Sasami Ashworth, better known as simply SASAMI, seems to beam songs in from another, simpler world. This isn’t to call her songs, often aching examinations of bruised feelings, simple. Not in the slightest, but the world telegraphed from her self-titled debut simply feels a bit better than our own.

In SASAMI’s world, those very feelings carry weight, cannot be brushed to the side. In our current mess, unguarded emotions can almost feel quaint, with sleek pop offering a sieve for even the most musically selective in recent years. SASAMI perhaps may have been most at home in the indie climate of the decade just past, and it's a testament to her sheer power of will (and voice) that the album is causing a splash in 2019.

Having warmed up for her own ventures touring and playing with Cherry Glazerr, Sasami arrived a readymade indie darling, but doesn’t show too much fascination with the title. Her focus remains first and foremost, indeed, her songs.

It shows on SASAMI. A lovingly made album, somehow at once sad and warm, its frigid cover art belies an inviting blanket of sympathetic, attentive songcraft. Her past as an elementary teacher (music, naturally) is unsurprising once you spend any amount of time in the miniature worlds developed here: you can’t shake the impression that these songs are more for her audience than herself.

Sasami’s comfortable sharing her space with guests, yet never quite cedes her role as the gravitational force at the center of her debut offering. The likes of Devendra Banhart are satisfied to offer backing vocals, tastefully selected to offer gentle hues to tracks, rather than any overplayed, grandiose feature.
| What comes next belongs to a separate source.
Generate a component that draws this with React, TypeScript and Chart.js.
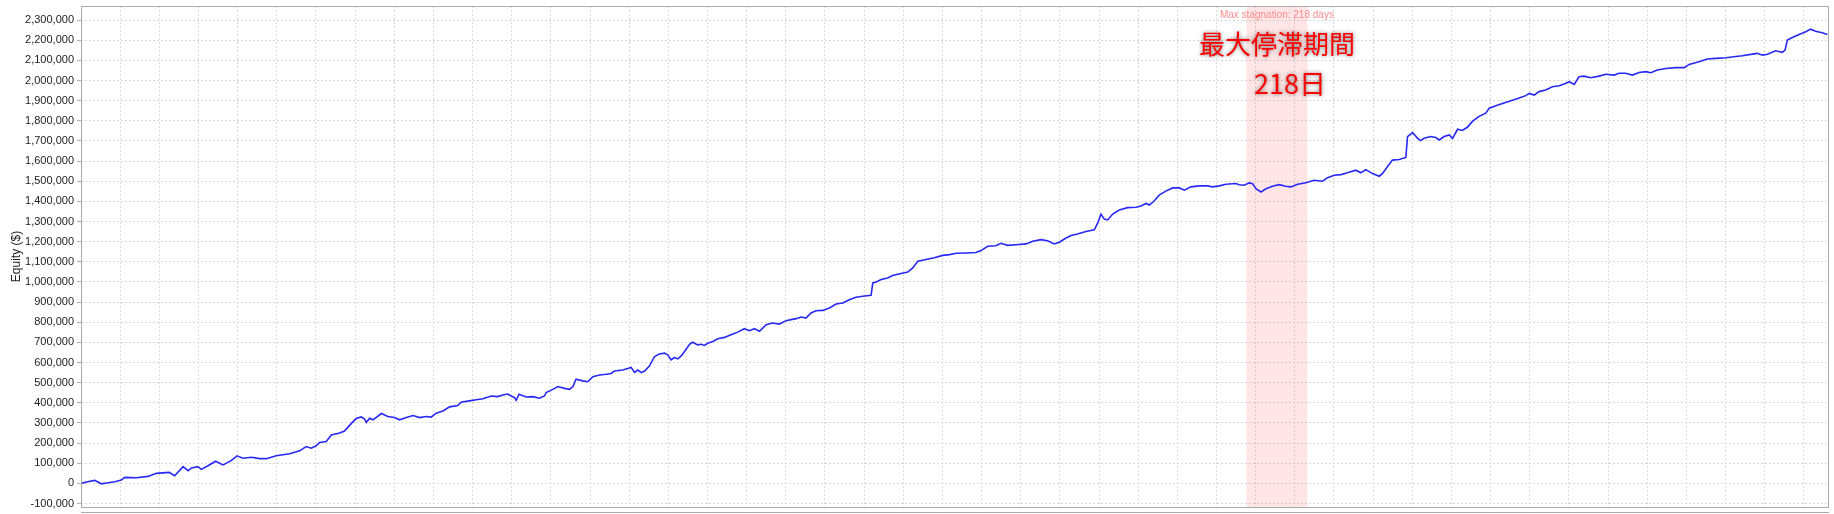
import React, { useEffect, useRef } from 'react';
import { Chart, registerables } from 'chart.js';

Chart.register(...registerables);

// Day number since the start of the back-test
const days: number[] = [
  0, 19, 49, 73, 97, 121, 144, 156, 198, 240, 269, 315, 335, 365, 383, 395, 418, 430, 454, 481,
  508, 537, 558, 579, 609, 639, 663, 698, 746, 782, 805, 823, 841, 853, 877, 895, 925, 942, 966, 984,
  1002, 1014, 1020,
  1032, 1044, 1074, 1097, 1121, 1139, 1163, 1187, 1211, 1234, 1252, 1270, 1294, 1318, 1347, 1359, 1389, 1413,
  1437, 1467, 1490, 1508, 1526, 1538, 1550, 1556, 1566, 1592, 1616, 1639, 1657, 1663, 1687, 1705, 1729, 1747,
  1759, 1770, 1794, 1812, 1830, 1854, 1878, 1895, 1907, 1937, 1955, 1967, 1979, 1991, 2003, 2015, 2033, 2050,
  2068, 2086, 2098, 2110, 2122, 2134, 2146, 2158, 2176, 2187, 2205, 2217, 2229, 2241, 2259, 2277, 2301, 2324,
  2348, 2372, 2390, 2408, 2426, 2450, 2473, 2497, 2521, 2539, 2557, 2575, 2592, 2610, 2628, 2652, 2676, 2700,
  2724, 2747, 2771, 2795, 2825, 2831, 2843, 2861, 2884, 2902, 2932, 2956, 2974, 2992, 3021, 3051, 3081,
  3105, 3129, 3164, 3200, 3218, 3242, 3271, 3289, 3313, 3343, 3379, 3403, 3432, 3456, 3480, 3498, 3522, 3540,
  3563, 3593, 3623, 3635, 3647, 3659, 3671, 3688, 3712, 3742, 3772, 3790, 3808, 3820, 3837, 3855, 3879, 3903,
  3927, 3945, 3968, 3998, 4028, 4046, 4070, 4094, 4129,
  4141, 4159, 4177, 4189, 4201, 4219, 4237, 4260, 4284, 4308, 4326, 4350, 4380, 4409, 4439, 4457, 4481, 4505,
  4528, 4558, 4576, 4594, 4618, 4642, 4653, 4671, 4689, 4713, 4737, 4743, 4761, 4779, 4790, 4802, 4826, 4844,
  4856, 4874, 4892, 4904, 4922, 4939, 4957, 4975, 4999, 5023, 5035, 5064, 5088, 5118, 5142, 5166,
  5178, 5196, 5213, 5237, 5261, 5285, 5303, 5321, 5339, 5356, 5374, 5398, 5428, 5452, 5482, 5499, 5523, 5547,
  5571, 5595, 5613, 5636, 5666, 5702, 5732, 5750, 5785, 5815, 5845, 5881, 5910, 5940, 5976, 5994, 6012, 6030,
  6059, 6083, 6093, 6101, 6119, 6143, 6167, 6184, 6202, 6226, 6244,
];

// Equity in thousands of dollars
const equityK: number[] = [
  0, 7, 15, -2, 3, 8, 17, 30, 28, 35, 50, 55, 38, 83, 63, 77, 83, 70, 88, 110,
  92, 113, 137, 125, 130, 123, 123, 137, 147, 162, 183, 175, 187, 203, 208, 240, 250, 260, 297, 322,
  330, 320, 303,
  324, 316, 347, 332, 327, 316, 327, 337, 327, 332, 329, 349, 360, 380, 387, 403, 410, 415,
  420, 434, 431, 439, 444, 434, 426, 413, 443, 429, 431, 423, 434, 451, 467, 481, 472, 467,
  481, 517, 509, 505, 530, 538, 542, 546, 558, 563, 571, 576, 551, 563, 550, 558, 584, 629,
  643, 647, 638, 613, 625, 618, 633, 655, 691, 701, 688, 691, 685, 696, 705, 718, 725, 738,
  751, 768, 758, 768, 755, 788, 796, 791, 808, 813, 818, 826, 821, 846, 857, 859, 871, 891,
  896, 912, 924, 929, 934, 995, 1000, 1012, 1020, 1032, 1042, 1049, 1070, 1103, 1112, 1120, 1132,
  1136, 1143, 1144, 1146, 1156, 1177, 1180, 1192, 1182, 1185, 1189, 1202, 1210, 1205, 1189, 1197, 1218, 1231,
  1238, 1251, 1259, 1292, 1336, 1312, 1308, 1336, 1357, 1369, 1371, 1377, 1390, 1382, 1402, 1431, 1451, 1467,
  1467, 1456, 1472, 1477, 1477, 1472, 1477, 1485, 1489,
  1483, 1480, 1492, 1488, 1463, 1447, 1463, 1475, 1483, 1475, 1472, 1485, 1493, 1505, 1500, 1518, 1530, 1533,
  1542, 1555, 1542, 1558, 1538, 1525, 1538, 1572, 1605, 1608, 1618, 1722, 1742, 1713, 1702, 1713, 1722, 1717,
  1705, 1722, 1730, 1713, 1758, 1752, 1768, 1797, 1822, 1838, 1863, 1877, 1888, 1902, 1913, 1925,
  1936, 1928, 1945, 1953, 1969, 1974, 1983, 1994, 1981, 2019, 2022, 2014, 2022, 2031, 2027, 2036, 2036, 2027,
  2040, 2044, 2039, 2052, 2060, 2064, 2064, 2080, 2093, 2107, 2110, 2113, 2118, 2123, 2131, 2135, 2126, 2130,
  2148, 2140, 2151, 2201, 2214, 2229, 2242, 2255, 2245, 2237, 2229,
];

// Y-axis tick values ($)
const yTickValues: number[] = [
  -100000, 0, 100000, 200000, 300000, 400000, 500000, 600000, 700000, 800000, 900000, 1000000,
  1100000, 1200000, 1300000, 1400000, 1500000, 1600000, 1700000, 1800000, 1900000, 2000000,
  2100000, 2200000, 2300000,
];

const stagnationStartDay = 4167;
const stagnationEndDay = 4385;
const stagnationLabel = 'Max stagnation: 218 days';
const annotationLines = ['最大停滞期間', '218日'];
const yAxisTitle = 'Equity ($)';

const yMin = -117000;
const yMax = 2370000;
const xMin = 0;
const xMax = 6250;
const xGridStep = 140;
const xGridCount = 45;

const SANS = '"Liberation Sans", Arial, sans-serif';

const overlayPlugin = {
  id: 'overlay',
  beforeDatasetsDraw(chart: any) {
    const { ctx, chartArea: a, scales } = chart;
    const x0 = scales.x.getPixelForValue(stagnationStartDay);
    const x1 = scales.x.getPixelForValue(stagnationEndDay);
    ctx.save();
    ctx.fillStyle = 'rgba(255, 0, 0, 0.1)';
    ctx.fillRect(x0, a.top, x1 - x0, a.bottom - a.top);
    ctx.restore();
  },
  afterDatasetsDraw(chart: any) {
    const { ctx, chartArea: a, scales } = chart;
    const x0 = scales.x.getPixelForValue(stagnationStartDay);
    const x1 = scales.x.getPixelForValue(stagnationEndDay);
    const cx = (x0 + x1) / 2;
    ctx.save();
    ctx.textAlign = 'center';
    ctx.textBaseline = 'middle';
    ctx.font = '10px ' + SANS;
    ctx.fillStyle = '#ff8c8c';
    ctx.fillText(stagnationLabel, cx, a.top + 9);

    ctx.font = '26px "Noto Sans CJK JP", sans-serif';
    ctx.shadowColor = 'rgba(0, 0, 0, 0.55)';
    ctx.shadowBlur = 4;
    ctx.fillStyle = '#ff0000';
    ctx.fillText(annotationLines[0], cx, a.top + 38.5);
    ctx.font = '27px "Noto Sans CJK JP", sans-serif';
    ctx.fillText(annotationLines[1], cx + 13, a.top + 78);
    ctx.restore();

    // plot frame and x-axis line
    ctx.save();
    ctx.strokeStyle = '#ababab';
    ctx.lineWidth = 1;
    ctx.strokeRect(Math.round(a.left) + 0.5, Math.round(a.top) + 0.5, Math.round(a.right - a.left) - 1, Math.round(a.bottom - a.top));
    ctx.beginPath();
    ctx.moveTo(a.left, Math.round(a.bottom) + 5.5);
    ctx.lineTo(a.right, Math.round(a.bottom) + 5.5);
    ctx.stroke();
    ctx.restore();
  },
};

export default function App() {
  const canvasRef = useRef<HTMLCanvasElement | null>(null);

  useEffect(() => {
    const canvas = canvasRef.current;
    if (!canvas) return;
    const points = days.map((d, i) => ({ x: d, y: equityK[i] * 1000 }));
    const chart = new Chart(canvas, {
      type: 'line',
      data: {
        datasets: [
          {
            label: 'Equity',
            data: points,
            borderColor: 'rgb(40, 40, 245)',
            borderWidth: 1.6,
            pointRadius: 0,
            tension: 0,
            fill: false,
          },
        ],
      },
      options: {
        responsive: false,
        animation: false,
        events: [],
        layout: { padding: { left: 0, right: 5, top: 6, bottom: 0 } },
        plugins: { legend: { display: false }, tooltip: { enabled: false } },
        scales: {
          x: {
            type: 'linear',
            min: xMin,
            max: xMax,
            ticks: { display: false },
            grid: { color: '#dadada', lineWidth: 1, drawTicks: false },
            border: { display: false, dash: [2, 2] },
            afterBuildTicks: (scale: any) => {
              const t: any[] = [];
              for (let i = 0; i < xGridCount; i++) t.push({ value: i * xGridStep });
              scale.ticks = t;
            },
            afterFit: (scale: any) => {
              scale.height = 7;
            },
          },
          y: {
            type: 'linear',
            min: yMin,
            max: yMax,
            ticks: {
              padding: 3,
              color: '#222',
              font: { family: SANS, size: 11 },
              callback: (v: any) => Number(v).toLocaleString('en-US'),
            },
            grid: { color: '#dadada', lineWidth: 1, drawTicks: true, tickLength: 4, tickColor: '#b0b0b0' },
            border: { display: false, dash: [2, 2] },
            title: {
              display: true,
              text: yAxisTitle,
              color: '#222',
              font: { family: SANS, size: 12 },
              padding: { top: 9, bottom: 0 },
            },
            afterBuildTicks: (scale: any) => {
              scale.ticks = yTickValues.map((v) => ({ value: v }));
            },
            afterFit: (scale: any) => {
              scale.width = 81;
              scale.paddingTop = 0;
              scale.paddingBottom = 0;
            },
          },
        },
      },
      plugins: [overlayPlugin],
    });
    return () => chart.destroy();
  }, []);

  return (
    <div style={{ position: 'absolute', left: 0, top: 0, width: 1834, height: 514, background: '#fff' }}>
      <canvas ref={canvasRef} width={1834} height={514} style={{ display: 'block' }} />
    </div>
  );
}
In fact, this speaks to the album overall rather well. In its undemanding, drifting way, SASAMI is sure to conjure up memories of quiet moments, akin to a child scrambling into the attic to be alone and stare at the ceiling. It may soar a bit in places, such as on ‘Jealousy’, but Sasami isn’t one for flashy flourishes or show-stopping moments. She doesn’t need them. Confident in her words to speak as loudly as she needs them to, SASAMI proves a great driving record, a calming, uninsistent companion in whatever your day’s toils (or perhaps suffering) may be. It’s sure to make it all seem a bit more doable.

Much of the appraisal for SASAMI thus far focuses on the record’s sadness, and while I’d never claim the album to be without its share of the blues, it wouldn’t be the first word this writer would reach for to describe it, nor the feeling it gives. If sorrow can somehow be made pleasant, Sasami is the one to do it, as in its 40 minutes, the music found here never grows troubling, nor feel overly troubled. If anything, paradoxical as it may be, Sasami is a listener, and we’re lucky to have her debut here to stay with us, for the rest of our days, just when we might need one. SASAMI feels like a warm friend you haven’t seen in years, ready to reflect on life: how you’d hoped it’d be, and how it is. It doesn’t feel so bad when you’re together.